Why does this happen? The majority shareholders whose attorneys drew up the shareholder’s agreement certainly balance the scales way in favor of their clients. Secondly, IRS Revenue Ruling 59-60 allows steep discounts when valuing minority interests in privately held companies. The lack of marketability discount can be as high as 40%. A second discount for lack of control for up to 40% can be applied on top of that.

Armed with this knowledge and backed by a favorable shareholder agreement, the majority shareholder is under no compunction to offer anything close to a fair price for the squeezed out minority holder. Below is the sad news that results from this environment as reported by the Coolidge Study of actual minority shareholder buy-outs:

Average sale price was 36% below accounting book value

Only 20% were at discounts of less than 20%

53% sold at discounts ranging from 22% – 48%

23% sold at discounts ranging from 54% – 78%

Note: The metric used was accounting book value not fair market value. For most going concerns, net book value is not even close to true market value. Net book value might apply if the company was losing money or making so little money, that the break up value of selling the assets exceeded a valuation based on the earnings capacity of the business. In a company we recently looked at, for example, the net book value was about $3 million. The fair value, however, based on comparables and a discounted cash flow valuation was closer to $10 million. So the best way I can describe these buyout offers is punishing.

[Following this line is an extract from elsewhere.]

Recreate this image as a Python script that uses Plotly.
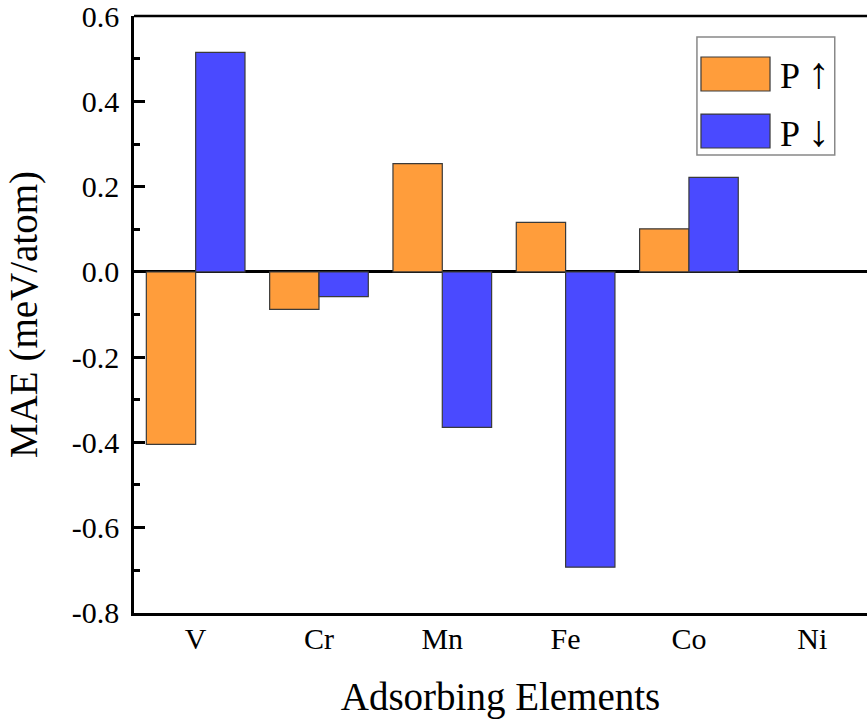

Remember the first reaction is the lawsuit. Unless the majority owner does something stupidly oppressive, there are no grounds that can force him to buy your shares at anything other than what is stated in the shareholder agreement. He really does not have to buy your shares at all. He can simply wait you out and pay no dividends, and pass the business down to the next generation. Your family could conceivably get no value for the ownership for a hundred years. Remember, most likely your benefit from being a minority shareholder was that you were employed by the company.

Many squeezed out shareholders try the route of wrongful termination lawsuits. Again, great for the lawyers, not such a sound risk reward decision. Typically they will spend $100,000 in legal fees to recover one year’s wages of $150,000. Other than the satisfaction of sticking it to the majority holder, it is pretty much useless. If you think this wrongful termination lawsuit can somehow be used to leverage the majority shareholder into paying fair value for your stock, you are deluding yourself. Unfortunately, the legal counsel you have hired will support your delusion.

A client was attempting this ill-fated approach and had been at it for over a year and spent over $100K on a wrongful termination lawsuit. Our advice went something like this, Dan, you are focusing on the wrong thing. You are spending all your time and money thinking your wrongful termination lawsuit can somehow benefit your cause to improving the buyout offer. If you win, your one year in salary recovery will just about break you even with your legal expenses. You have been offered $500 K to purchase your 47% interest in a business with an enterprise value of $9 million. Let us help you focus your efforts on chasing the correct pot of gold.

I know what you are thinking. I already know this. I have lived this. Why have I wasted my time reading this article to have you tell me what I already am painfully aware of? OK, maybe I can shine a ray of sunshine. We recommend an investment banking approach to encourage the majority shareholders to allow the minority shareholders to unlock more value for their shares. It involves a great measure of deal making fineness to help the majority shareholder recognize what’s in it for him. If that fails, the majority shareholder has to make an error and then you can attempt a minority oppression lawsuit.